Astronomical imaging remains noise-limited under practical observing constraints, while standard calibration pipelines mainly remove structured artifacts and leave stochastic noise largely unresolved. Learning-based denoising is promising, yet progress is hindered by scarce paired training data and the need for physically interpretable and reproducible models in scientific workflows. We propose a physics-based noise synthesis framework tailored to CCD noise formation.
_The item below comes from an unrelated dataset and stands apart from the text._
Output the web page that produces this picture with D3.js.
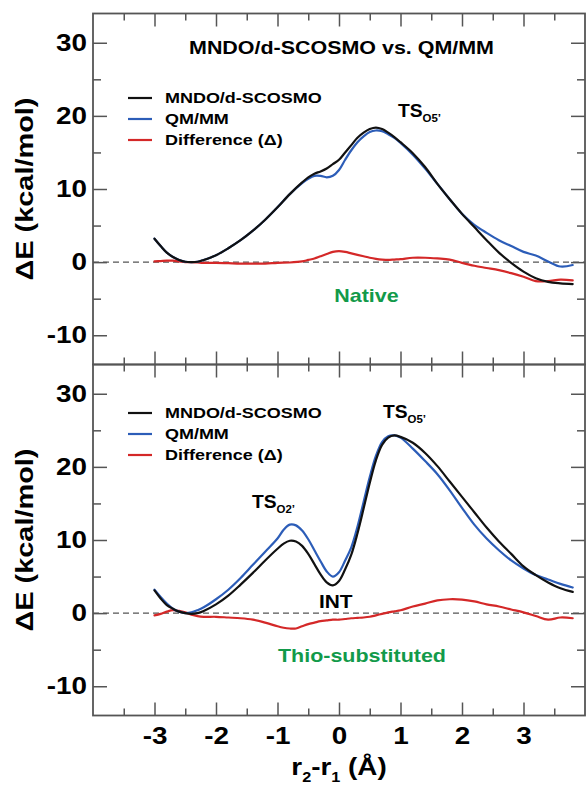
<!DOCTYPE html>
<html>
<head>
<meta charset="utf-8">
<script src="https://cdn.jsdelivr.net/npm/d3@7"></script>
<style>
  html, body { margin: 0; padding: 0; background: #fff; }
  svg { display: block; font-family: "Liberation Sans", Arial, Helvetica, sans-serif; }
</style>
</head>
<body>
<svg id="chart" width="586" height="789"></svg>
<script>
// ---------------- DATA ----------------
const xTicks = [-3, -2, -1, 0, 1, 2, 3];
const xMinorTicks = [-3.5, -2.5, -1.5, -0.5, 0.5, 1.5, 2.5, 3.5];
const yTicks = [-10, 0, 10, 20, 30];
const yMinorTicks = [-5, 5, 15, 25];
const seriesNames = ["MNDO/d-SCOSMO", "QM/MM", "Difference (\u0394)"];

// Native panel
const nativeX = [-3, -2.9, -2.8, -2.7, -2.6, -2.5, -2.4, -2.3, -2.2, -2.0, -1.8, -1.6, -1.4, -1.2, -1.0, -0.8,
  -0.6, -0.5, -0.4, -0.3, -0.2, -0.1, 0, 0.1, 0.2, 0.3, 0.4, 0.5, 0.6, 0.7, 0.8, 0.9, 1.0, 1.2, 1.4, 1.6, 1.8,
  2.0, 2.2, 2.4, 2.6, 2.8, 3.0, 3.2, 3.4, 3.6, 3.8];
const nativeMNDO = [3.2, 2.2, 1.3, 0.7, 0.3, 0.05, 0.0, 0.05, 0.3, 0.95, 1.9, 3.0, 4.3, 5.8, 7.5, 9.3,
  10.9, 11.6, 12.1, 12.4, 12.8, 13.4, 14.0, 15.0, 16.0, 17.0, 17.7, 18.2, 18.4, 18.2, 17.7, 17.1, 16.4, 14.9, 13.0, 10.7, 8.6,
  6.6, 4.8, 3.0, 1.3, -0.1, -1.3, -2.2, -2.7, -2.9, -3.0];
const nativeQMMM = [3.2, 2.2, 1.3, 0.7, 0.3, 0.05, 0.0, 0.05, 0.3, 0.95, 1.9, 3.0, 4.3, 5.8, 7.5, 9.3,
  10.8, 11.4, 11.8, 11.8, 11.6, 11.8, 12.6, 14.0, 15.3, 16.4, 17.2, 17.8, 18.0, 17.9, 17.5, 17.0, 16.3, 14.7, 12.8, 10.7, 8.6,
  6.6, 5.1, 4.0, 3.0, 2.2, 1.4, 0.9, 0.1, -0.6, -0.4];
const nativeDiff = [0.1, 0.15, 0.2, 0.2, 0.1, 0.0, 0.0, -0.05, -0.1, -0.1, -0.15, -0.2, -0.2, -0.2, -0.1, -0.05,
  0.1, 0.3, 0.5, 0.8, 1.1, 1.4, 1.5, 1.4, 1.2, 1.0, 0.8, 0.6, 0.45, 0.35, 0.3, 0.35, 0.4, 0.6, 0.6, 0.5, 0.35,
  -0.1, -0.5, -0.8, -1.1, -1.5, -2.0, -2.6, -2.6, -2.4, -2.5];

// Thio-substituted panel
const thioX = [-3, -2.9, -2.8, -2.7, -2.6, -2.5, -2.4, -2.3, -2.2, -2.0, -1.8, -1.6, -1.4, -1.2, -1.0, -0.9,
  -0.8, -0.7, -0.6, -0.5, -0.4, -0.3, -0.2, -0.1, 0, 0.1, 0.2, 0.3, 0.4, 0.5, 0.6, 0.7, 0.8, 0.9, 1.0,
  1.2, 1.4, 1.6, 1.8, 2.0, 2.2, 2.4, 2.6, 2.8, 3.0, 3.2, 3.4, 3.6, 3.8];
const thioMNDO = [3.1, 2.0, 1.1, 0.6, 0.2, 0.0, -0.1, 0.0, 0.3, 1.2, 2.4, 3.9, 5.5, 7.2, 8.8, 9.5,
  9.9, 9.8, 9.2, 8.1, 6.7, 5.3, 4.2, 3.8, 4.4, 6.0, 8.0, 10.9, 14.3, 17.8, 20.9, 23.0, 24.0, 24.3, 24.1,
  23.3, 21.9, 20.1, 18.0, 15.9, 13.8, 11.7, 9.8, 8.1, 6.4, 5.2, 4.2, 3.4, 2.9];
const thioQMMM = [3.2, 2.2, 1.3, 0.6, 0.2, 0.0, 0.1, 0.4, 0.8, 1.9, 3.2, 4.8, 6.6, 8.4, 10.2, 11.4,
  12.1, 12.0, 11.3, 10.1, 8.6, 7.1, 5.7, 5.0, 5.6, 7.2, 9.0, 11.8, 15.2, 18.6, 21.5, 23.4, 24.2, 24.3, 24.0,
  22.5, 20.8, 19.0, 16.8, 14.4, 12.1, 10.2, 8.6, 7.2, 6.1, 5.2, 4.6, 4.0, 3.5];
const thioDiff = [-0.3, -0.1, 0.2, 0.4, 0.3, 0.1, -0.2, -0.4, -0.5, -0.5, -0.6, -0.7, -0.9, -1.3, -1.8, -2.0,
  -2.1, -2.1, -1.8, -1.5, -1.3, -1.1, -1.0, -0.9, -0.9, -0.8, -0.7, -0.65, -0.6, -0.5, -0.3, -0.1, 0.1, 0.25, 0.4,
  0.9, 1.3, 1.75, 1.9, 1.85, 1.6, 1.2, 0.9, 0.5, 0.1, -0.4, -0.9, -0.6, -0.7];

// ---------------- LAYOUT ----------------
const S = 1.16; // horizontal stretch of the original lettering
const W = 586, H = 789;
const left = 93, right = 585;
const panels = [
  { top: 13.5, bottom: 364.5, x: nativeX, ys: [nativeMNDO, nativeQMMM, nativeDiff], xLabels: false,
    legendY: [98, 119, 140] },
  { top: 364.5, bottom: 715.5, x: thioX, ys: [thioMNDO, thioQMMM, thioDiff], xLabels: true,
    legendY: [413, 434, 455] }
];
const colors = ["#111111", "#2c5db8", "#d42828"];
const axisColor = "#555";

const svg = d3.select("#chart");
svg.append("rect").attr("width", W).attr("height", H).attr("fill", "#fff");

const x = d3.scaleLinear().domain([-4, 4]).range([left, right]);

function stretchText(sel, s) {
  const k = s || S;
  sel.each(function () {
    const t = d3.select(this);
    const xv = +t.attr("x") || 0;
    t.attr("x", xv / k).attr("transform", `scale(${k},1)`);
  });
}

function addText(g, str, px, py, size, anchor, color) {
  const t = g.append("text")
    .attr("x", px).attr("y", py)
    .attr("font-size", size).attr("font-weight", "bold")
    .attr("text-anchor", anchor || "start")
    .attr("fill", color || "#000")
    .text(str);
  stretchText(t);
  return t;
}

function addSubText(g, main, sub, px, py, size, subSize) {
  const t = g.append("text")
    .attr("x", px).attr("y", py)
    .attr("font-size", size).attr("font-weight", "bold").attr("fill", "#000");
  t.append("tspan").text(main);
  t.append("tspan").attr("font-size", subSize).attr("dy", 5).text(sub);
  stretchText(t, 1.04);
  return t;
}

panels.forEach((p, pi) => {
  const y = d3.scaleLinear().domain([-14, 34]).range([p.bottom, p.top]);
  const g = svg.append("g");

  // dashed zero line
  g.append("line")
    .attr("x1", left).attr("x2", right)
    .attr("y1", y(0)).attr("y2", y(0))
    .attr("stroke", "#555").attr("stroke-width", 1.4)
    .attr("stroke-dasharray", "6,4");

  // axes (inward ticks on all sides)
  const styleAxis = (ag) => {
    ag.select(".domain").remove();
    ag.selectAll(".tick line").attr("stroke", axisColor).attr("stroke-width", 1.5);
    ag.selectAll(".tick text").attr("fill", "#000").attr("font-size", 24).attr("font-weight", "bold")
      .attr("font-family", "Liberation Sans, Arial, sans-serif");
  };
  // bottom
  const gb = g.append("g").attr("transform", `translate(0,${p.bottom})`)
    .call(d3.axisBottom(x).tickValues(xTicks).tickSize(-13).tickPadding(11.5)
      .tickFormat(p.xLabels ? d3.format("d") : ""));
  styleAxis(gb);
  gb.selectAll(".tick text").each(function () { d3.select(this).text(d3.select(this).text().replace("\u2212", "-")); });
  stretchText(gb.selectAll(".tick text"));
  const gbm = g.append("g").attr("transform", `translate(0,${p.bottom})`)
    .call(d3.axisBottom(x).tickValues(xMinorTicks).tickSize(-7).tickFormat(""));
  styleAxis(gbm);
  // top
  const gt = g.append("g").attr("transform", `translate(0,${p.top})`)
    .call(d3.axisTop(x).tickValues(xTicks).tickSize(-13).tickFormat(""));
  styleAxis(gt);
  const gtm = g.append("g").attr("transform", `translate(0,${p.top})`)
    .call(d3.axisTop(x).tickValues(xMinorTicks).tickSize(-7).tickFormat(""));
  styleAxis(gtm);
  // left
  const gl = g.append("g").attr("transform", `translate(${left},0)`)
    .call(d3.axisLeft(y).tickValues(yTicks).tickSize(-14).tickPadding(6).tickFormat(d3.format("d")));
  styleAxis(gl);
  gl.selectAll(".tick text").each(function () { d3.select(this).text(d3.select(this).text().replace("\u2212", "-")); });
  stretchText(gl.selectAll(".tick text"));
  const glm = g.append("g").attr("transform", `translate(${left},0)`)
    .call(d3.axisLeft(y).tickValues(yMinorTicks).tickSize(-8).tickFormat(""));
  styleAxis(glm);
  // right
  const gr = g.append("g").attr("transform", `translate(${right},0)`)
    .call(d3.axisRight(y).tickValues(yTicks).tickSize(-14).tickFormat(""));
  styleAxis(gr);
  const grm = g.append("g").attr("transform", `translate(${right},0)`)
    .call(d3.axisRight(y).tickValues(yMinorTicks).tickSize(-8).tickFormat(""));
  styleAxis(grm);

  // frame
  g.append("rect")
    .attr("x", left).attr("y", p.top)
    .attr("width", right - left).attr("height", p.bottom - p.top)
    .attr("fill", "none").attr("stroke", axisColor).attr("stroke-width", 1.8);

  // curves
  const line = d3.line().x((d) => x(d[0])).y((d) => y(d[1])).curve(d3.curveCatmullRom.alpha(0.5));
  [2, 1, 0].forEach((si) => {
    const pts = p.x.map((xv, i) => [xv, p.ys[si][i]]);
    g.append("path").datum(pts)
      .attr("d", line)
      .attr("fill", "none")
      .attr("stroke", colors[si])
      .attr("stroke-width", 2.2)
      .attr("stroke-linejoin", "round").attr("stroke-linecap", "round");
  });

  // legend
  seriesNames.forEach((name, i) => {
    const ly = p.legendY[i];
    g.append("line").attr("x1", 128).attr("x2", 152).attr("y1", ly).attr("y2", ly)
      .attr("stroke", colors[i]).attr("stroke-width", 2.2);
    addText(g, name, 165, ly + 5.5, 15.5, "start", "#000");
  });

  // y label
  g.append("text")
    .attr("transform", `translate(33,${(p.top + p.bottom) / 2}) rotate(-90)`)
    .attr("x", -91.5).attr("y", 0)
    .attr("font-size", 23.5).attr("font-weight", "bold").attr("fill", "#000")
    .attr("textLength", 183).attr("lengthAdjust", "spacingAndGlyphs")
    .text("\u0394E (kcal/mol)");
});

// annotations
const ann = svg.append("g");
addText(ann, "MNDO/d-SCOSMO vs. QM/MM", 341.5, 54, 18.5, "middle", "#000");
addSubText(ann, "TS", "O5\u2019", 398, 117, 18.5, 11);
addText(ann, "Native", 366.5, 302, 18.5, "middle", "#129a4a");
addSubText(ann, "TS", "O5\u2019", 383, 418, 18.5, 11);
addSubText(ann, "TS", "O2\u2019", 252, 508, 18.5, 11);
addText(ann, "INT", 319, 608, 18, "start", "#000");
addText(ann, "Thio-substituted", 362, 662, 18.5, "middle", "#129a4a");

// x label  r2-r1 (Å)
const xl = ann.append("text")
  .attr("x", 339).attr("y", 775)
  .attr("font-size", 24).attr("font-weight", "bold").attr("fill", "#000")
  .attr("text-anchor", "middle");
xl.append("tspan").text("r");
xl.append("tspan").attr("font-size", 14).attr("dy", 7).text("2");
xl.append("tspan").attr("dy", -7).text("-r");
xl.append("tspan").attr("font-size", 14).attr("dy", 7).text("1");
xl.append("tspan").attr("dy", -7).text(" (\u00C5)");
stretchText(xl);
</script>
</body>
</html>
The pipeline models photon shot noise, photo-response non-uniformity, dark-current noise, readout effects, and localized outliers arising from cosmic-ray hits and hot pixels. To obtain low-noise inputs for synthesis, we average multiple unregistered exposures to produce high-SNR bases. Realistic noisy counterparts synthesized from these bases using our noise model enable the construction of abundant paired datasets for supervised learning. We further introduce a real-world dataset across multi-bands acquired with two twin ground-based telescopes, providing paired raw frames and instrument-pipeline calibrated frames, together with calibration data and stacked high-SNR bases for real-world evaluation.

翻译：在实际观测条件下，天文成像仍受限于噪声，而标准校准流程主要去除结构化伪影，对随机噪声的处理效果有限。基于学习的去噪方法前景广阔，但其发展受限于配对训练数据的稀缺，以及科学工作流程中对物理可解释且可复现模型的需求。本文提出一种基于物理的噪声合成框架，专门针对CCD噪声形成机制设计。该流程建模了光子散粒噪声、光响应非均匀性、暗电流噪声、读出效应，以及宇宙射线撞击和热像素引起的局部异常值。为获得合成所需的低噪声输入，我们对多幅未配准的曝光图像进行平均处理，生成高信噪比基准图像。利用我们的噪声模型从这些基准图像合成的真实噪声对应图像，能够构建丰富的配对数据集用于监督学习。我们进一步引入一个通过两台同型地基望远镜获取的多波段真实数据集，提供配对的原始帧与仪器流水线校准帧，同时包含校准数据及叠加生成的高信噪比基准图像，用于真实场景评估。